Concerning the past few days, I'd say that everything went as
according to as planned, and such. Tuesday, the PC part. Heh.
Being a
PC (Parade Commander) wasn't as easy as I thought.
After all, I only had one bloody day of rehearsal with Daniel.
NCC Day. 1st July 08. 7+am. I shouted my lungs out, yes.
We were a nervous wreck on the day itself, thank you.
And now, I'm still deciding, on which subject should I really
concentrate on. For that, I mean, my 6th subject in the L1R5
scoring system shit, which is either A Math, or D&T.
Personally, I'm thinking of concentrating on D&T more,
since I very well know myself that I really suck at both
Maths, but then again, everyone's the opposite. As in
my peeps of course.

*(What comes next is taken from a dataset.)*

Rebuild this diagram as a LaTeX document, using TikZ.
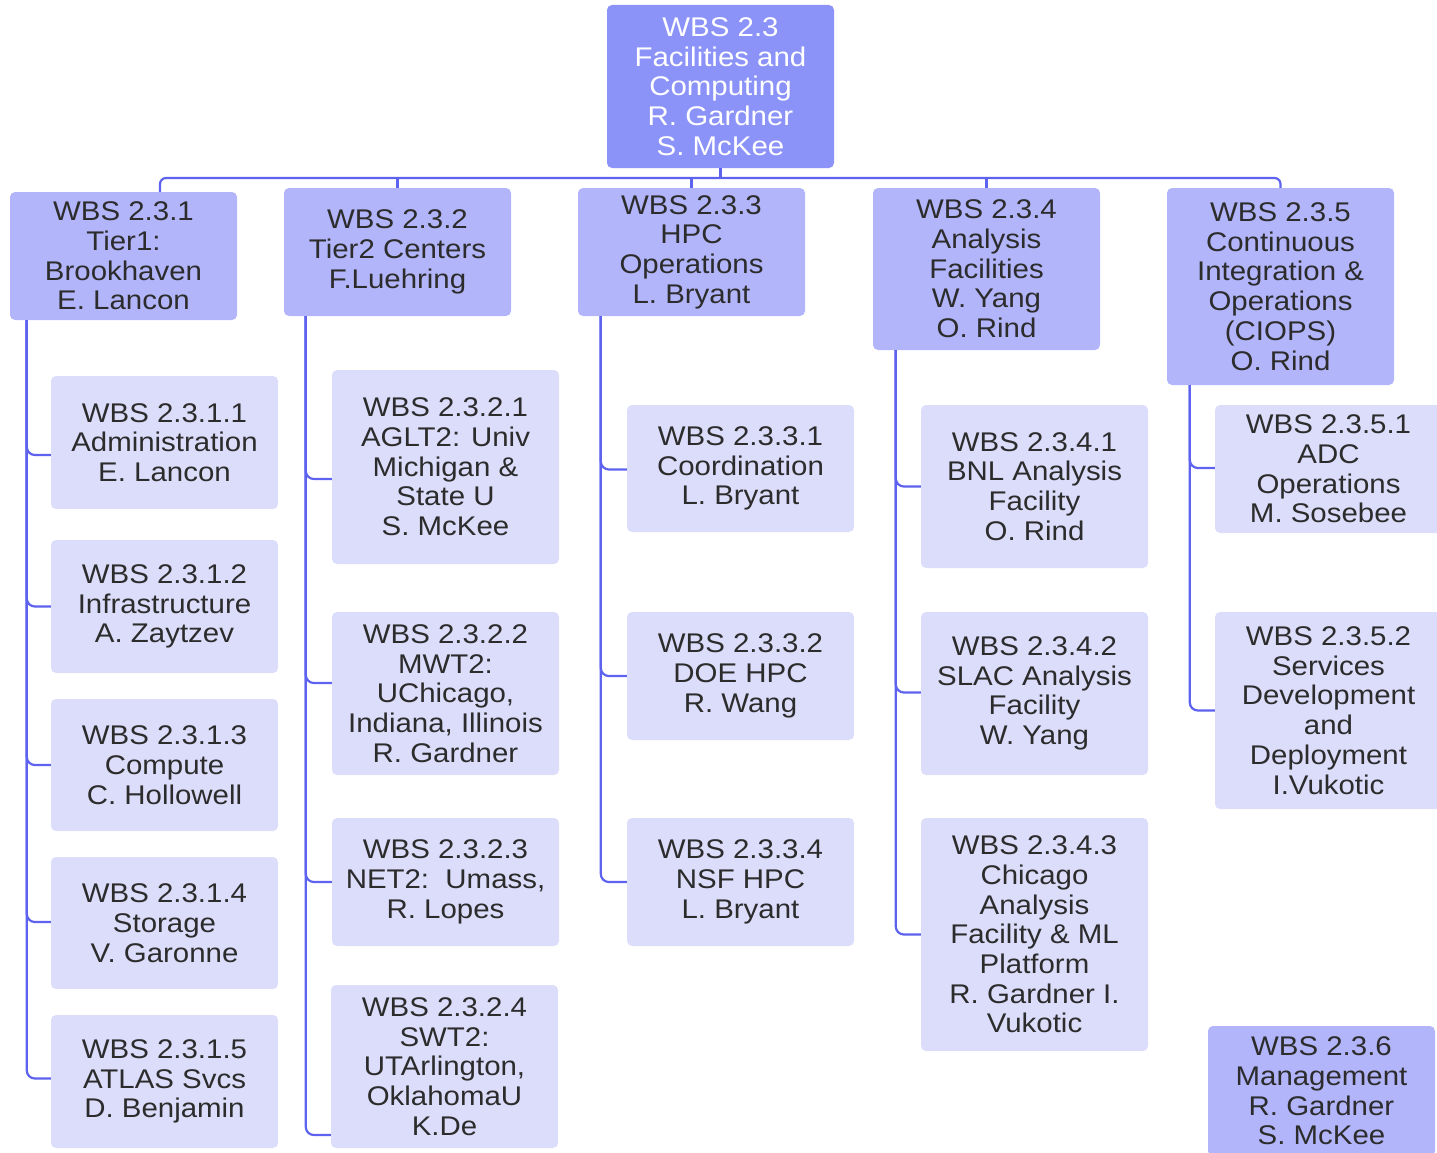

They all seem to be looking at the
opposite direction, which is concentrating on A Math instead.
Why? The answer's simple. They're all better at Math,
while I'm not. I'm too dumb to understand the simplest
things. And focusing on either one of them, in my opinion, is
much much better than dropping. Consider it a big decision.
And it's difficult to make, especially for someone like me.
So I guess, I'm not going anywhere after all. I'm just being that
stagnant me all over again. Nothing can bring me anywhere.
Nothing."Decisions in life are the hardest to make, cos it will either take you a huge step back, or a giant leap forward." -
Hasif.
PS. Anisa, I really love you no matter what.
It's not what we do, it's what we have for each other.